The story involves two married couples but it begins with two single men. Martin Icke and Stanford Bell own a bar called Bottle Grove in a place called Bottle Grove, a wooded area in San Francisco. The novel Bottle Grove is set during the height of the dot com years. A couple of wealthy characters work in the tech industry, early developers of the phone technology that allows phones to be tracked, making it possible for obsessive husbands to keep an electronic eye on their wives’ travels.

The story starts with a wedding at the bar. Martin meets Padgett, a drunken waitress supplied by the caterer. Stanford meets Reynard, a philandering vicar who disappears after a drunk driving accident. The groom is Ben Nickels and his bride is Rachel, who watches Reynard’s fiancé Nina scream at Reynard during the reception and wonders how much time will pass before she is screaming at Ben. He has not seen her true self because if people saw each other’s true selves before marriage, they would never wed. Rachel’s hope is to continue deceiving Ben “even, especially, when I want to tear my own eyes out and cannot sleep from trouble.”

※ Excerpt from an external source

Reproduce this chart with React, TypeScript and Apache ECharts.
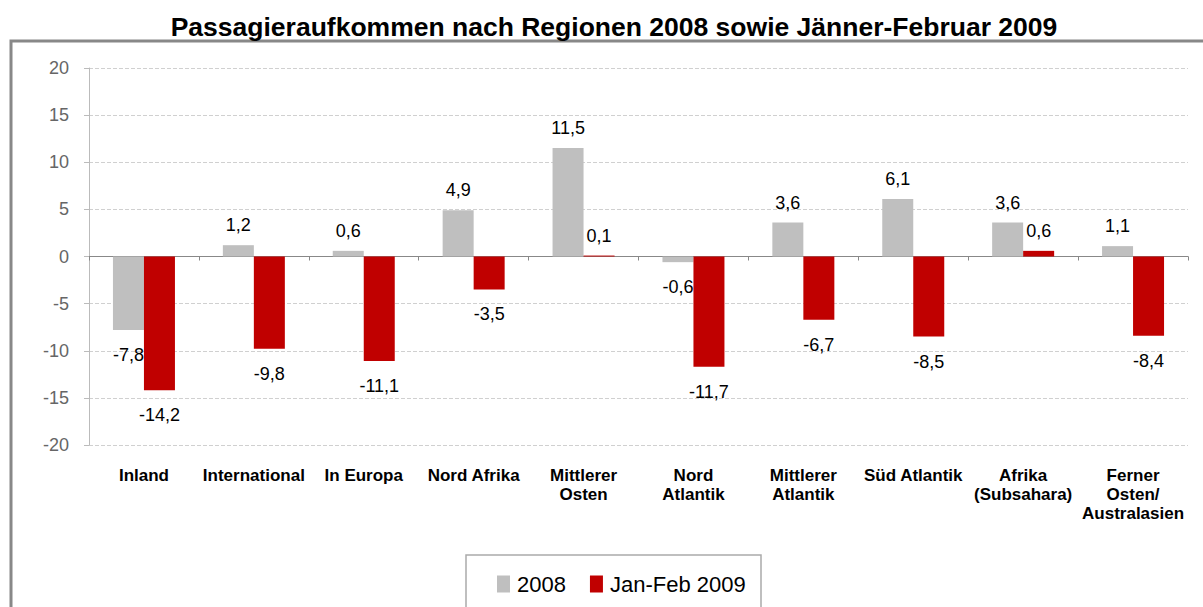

Martin and Padgett are only together for a few days before a fellow known as the Vic intrudes on their budding relationship. The Vic’s life has intersected with Rachel’s in a depressing way that ties the stories together. Oddly enough — although it turns out to be not so odd at all — Martin is undisturbed by the Vic muscling in on Padgett. After all, Martin’s bar needs an infusion of money and the Vic has a lot of it, even if it is mostly the pretend money that fueled the dot com days. Martin suggests that Padgett move some of the Vic’s money in Martin’s direction. “She stands up then and there it is, plain in front of her, the two of them and how desperate they are.”

Bottle Grove is a novel of snappy dialog and witty prose. The main characters have complicated personalities. Shallow characters lurk in the novel’s background as comic foils. Rachel (complicated) comes into the bar twice a week to complain about Ben (foil), who needs an app to remind him to be spontaneous. Reynard is like Jekyll and Hyde, both shallow and complicated as he ghosts through the story. Nina is a shallower version of Padgett, with whom she bonds over alcohol and her need for the security that (she believes) only a husband can provide.

Readers who do not like a book unless they like the characters should probably avoid Bottle Grove, as the characters tend to be self-centered and ethically challenged. Some are impulsive, some drink too much, most are barely in control of their lives, except for two tech moguls who control everyone else. None of the characters are admirable but they are recognizably human, doing their best to keep up with a rapidly changing world.

The story is dark, sometimes suggesting that horrors lurk just over the horizon. The plot moves forcefully, surprising the reader with sudden changes of direction, looping in ways that define new and unexpected relationships between the characters. Unpredictability is both the novel’s strength and the antidote to stagnation. Life is always changing in unexpected ways. The novel argues that even if the changes are not always positive, people who embrace the inevitability of change will never want it to end.